Male abolitionists generally favored gender-segregated branches, with women encouraged to direct their efforts to liberating female slaves. “Say not that it is man’s business to destroy slavery,” the Signal editorialized in 1845. “I know man ought to do it–he should have done it a long time ago, but he has been recreant to his duty. Now let woman speak, and it shall be done. You are aware of the extent of your influence. I have frequently observed that antislavery sentiments are much oftener cherished by females than by the other sex. Their sympathies for the oppressed are generally deeper and lasting; and were they sufficiently firm in their advocacy of man’s ‘inalienable rights,’ the result would be most happy and beneficial. Much of the success that has hitherto attended the antislavery cause is owing to the efforts of woman. May we not hope that those efforts will be redoubled.”

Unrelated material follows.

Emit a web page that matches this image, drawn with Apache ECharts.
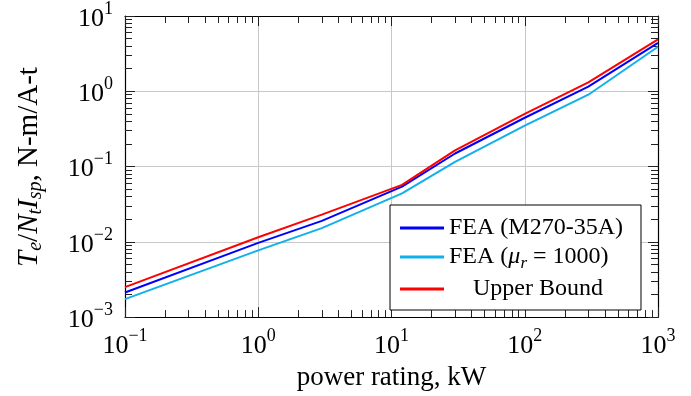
<!DOCTYPE html>
<html>
<head>
<meta charset="utf-8">
<script src="https://cdn.jsdelivr.net/npm/echarts@6/dist/echarts.min.js"></script>
<style>
  html, body { margin: 0; padding: 0; background: #fff; }
  #chart { width: 691px; height: 396px; }
</style>
</head>
<body>
<div id="chart"></div>
<script>
// power rating, kW
const powerKW = [0.1, 1, 3, 12, 30, 100, 300, 1000];
// Te / (Nt Isp), N-m/A-t
const feaM270 = [0.00212, 0.0097, 0.019, 0.054, 0.149, 0.445, 1.15, 4.4];
const feaMu1000 = [0.00173, 0.0077, 0.0152, 0.044, 0.115, 0.35, 0.90, 3.9];
const upperBound = [0.0025, 0.0115, 0.023, 0.057, 0.164, 0.50, 1.31, 4.9];

const seriesNames = ['FEA (M270-35A)', 'FEA (\u03bcr = 1000)', 'Upper Bound'];
const seriesColors = ['#0000ff', '#12b0ea', '#ff0000'];

const FONT = '"Liberation Serif", "DejaVu Serif", serif';

const chart = echarts.init(document.getElementById('chart'));

const pairs = (ys) => powerKW.map((x, i) => [x, ys[i]]);

// 10^n labels with superscript exponent
const powLabel = (v) => {
  const e = Math.round(Math.log10(v));
  return '{b|10}{s|' + (e < 0 ? '\u2212' + (-e) : e) + '}';
};
const powRich = {
  b: { fontFamily: FONT, fontSize: 26, color: '#000', verticalAlign: 'bottom', lineHeight: 32 },
  s: { fontFamily: FONT, fontSize: 18, color: '#000', verticalAlign: 'top', lineHeight: 32 }
};

const tickStyle = { color: '#222', width: 1 };

const baseAxis = {
  type: 'log',
  logBase: 10,
  axisLine: { show: true, onZero: false, lineStyle: { color: '#000', width: 1.2 } },
  axisTick: { show: true, inside: true, length: 10, lineStyle: tickStyle },
  minorTick: { show: true, splitNumber: 9, length: 7, lineStyle: tickStyle },
  splitLine: { show: false },
  minorSplitLine: { show: false }
};

const legendText = {
  fontFamily: FONT,
  fontSize: 24,
  color: '#000',
  rich: {
    m: { fontFamily: FONT, fontSize: 24, fontStyle: 'italic', color: '#000' },
    r: { fontFamily: FONT, fontSize: 17, fontStyle: 'italic', color: '#000', verticalAlign: 'bottom', lineHeight: 30 },
    c: { fontFamily: FONT, fontSize: 24, color: '#000', width: 178, align: 'center' }
  }
};

const option = {
  animation: false,
  backgroundColor: '#fff',
  grid: { left: 125, top: 15, right: 33, bottom: 78, containLabel: false },
  legend: {
    orient: 'vertical',
    left: 390,
    top: 205,
    padding: [11, 18, 9, 10],
    backgroundColor: '#fff',
    borderColor: '#000',
    borderWidth: 1,
    borderRadius: 0,
    itemWidth: 44,
    itemHeight: 3,
    itemGap: 5,
    icon: 'rect',
    data: seriesNames,
    textStyle: legendText,
    formatter: (name) => {
      if (name === seriesNames[1]) return 'FEA ({m|\u03bc}{r|r} = 1000)';
      if (name === seriesNames[2]) return '{c|' + name + '}';
      return name;
    }
  },
  graphic: [{
    type: 'text',
    x: 29,
    y: 167,
    rotation: Math.PI / 2,
    style: {
      text: '{i|T}{sb|e}{n|/}{i|N}{sb|t}{i|I}{sb|sp}{n|, N-m/A-t}',
      align: 'center',
      verticalAlign: 'middle',
      rich: {
        i: { fontFamily: FONT, fontSize: 29, fontStyle: 'italic', fill: '#000', verticalAlign: 'middle', lineHeight: 34 },
        sb: { fontFamily: FONT, fontSize: 20, fontStyle: 'italic', fill: '#000', verticalAlign: 'bottom', lineHeight: 34 },
        n: { fontFamily: FONT, fontSize: 29, fill: '#000', verticalAlign: 'middle', lineHeight: 34 }
      }
    }
  }],
  xAxis: [
    Object.assign({}, baseAxis, {
      min: 0.1, max: 1000,
      position: 'bottom',
      splitLine: { show: true, lineStyle: { color: '#c8c8c8', width: 1 } },
      axisLabel: { margin: 10, formatter: powLabel, rich: powRich },
      name: 'power rating, kW',
      nameLocation: 'middle',
      nameGap: 44,
      nameTextStyle: { fontFamily: FONT, fontSize: 27, color: '#000' }
    }),
    Object.assign({}, baseAxis, {
      min: 0.1, max: 1000,
      position: 'top',
      axisLabel: { show: false }
    })
  ],
  yAxis: [
    Object.assign({}, baseAxis, {
      min: 0.001, max: 10,
      position: 'left',
      splitLine: { show: true, lineStyle: { color: '#c8c8c8', width: 1 } },
      axisLabel: { margin: 12, formatter: powLabel, rich: powRich }
    }),
    Object.assign({}, baseAxis, {
      min: 0.001, max: 10,
      position: 'right',
      axisLabel: { show: false }
    })
  ],
  series: [feaM270, feaMu1000, upperBound].map((ys, i) => ({
    name: seriesNames[i],
    type: 'line',
    data: pairs(ys),
    showSymbol: false,
    symbol: 'none',
    color: seriesColors[i],
    lineStyle: { color: seriesColors[i], width: 2 },
    z: 3
  }))
};

chart.setOption(option);
</script>
</body>
</html>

Apparently, women took this message to heart. The Signal of Liberty reported that during 1846 and 1847, a larger number of female antislavery societies materialized throughout Michigan. Nevertheless, under Foster’s leadership, the paper afforded less space to women’s antislavery works than to men’s. While he often published the minutes of Washtenaw County’s male abolitionist society meetings, he rarely hailed the endeavors of female antislavery societies, leaving little historical record of their efforts. And he ridiculed abolitionists who advocated for women’s suffrage.

Foster eventually revised those views. By 1856, he made up his mind that women should be afforded the right to vote. He even went so far as to predict that “female suffrage will generally prevail in the United States” by the mid-twentieth century. He was not too far off–women didn’t win the vote nationally until 1920.

The Signal of Liberty ceased publication in 1848. Beckley had died the previous year, taking with him the financial support on which the paper depended. The Liberty Party also folded.

But opposition to slavery continued to grow. After Clay won approval for the Fugitive Slave Law of 1850, which required authorities in free states to assist in the return of escapees, the Michigan Legislature passed the Michigan Personal Freedom Act in 1855. Directly contradicting the federal law, it guaranteed anyone claimed as a fugitive slave “all the benefits of the writ of habeas corpus and of trial by jury.” It made it illegal for Michigan sheriffs to detain accused fugitives and prohibited state or local jails from holding them. And it made it a crime punishable by up to five years in prison to “maliciously seize any free person entitled to freedom, with intent to have such person held in slavery.”

In Jackson in 1854, Birney and other Liberty Party veterans helped found the Republican Party. When Abraham Lincoln was elected president in 1860, the slave states seceded. The stage was set for the Civil War and the Emancipation Proclamation.

This article has been edited since it was published in the January 2021 Ann Arbor Observer. The year of Michigan’s statehood has been corrected.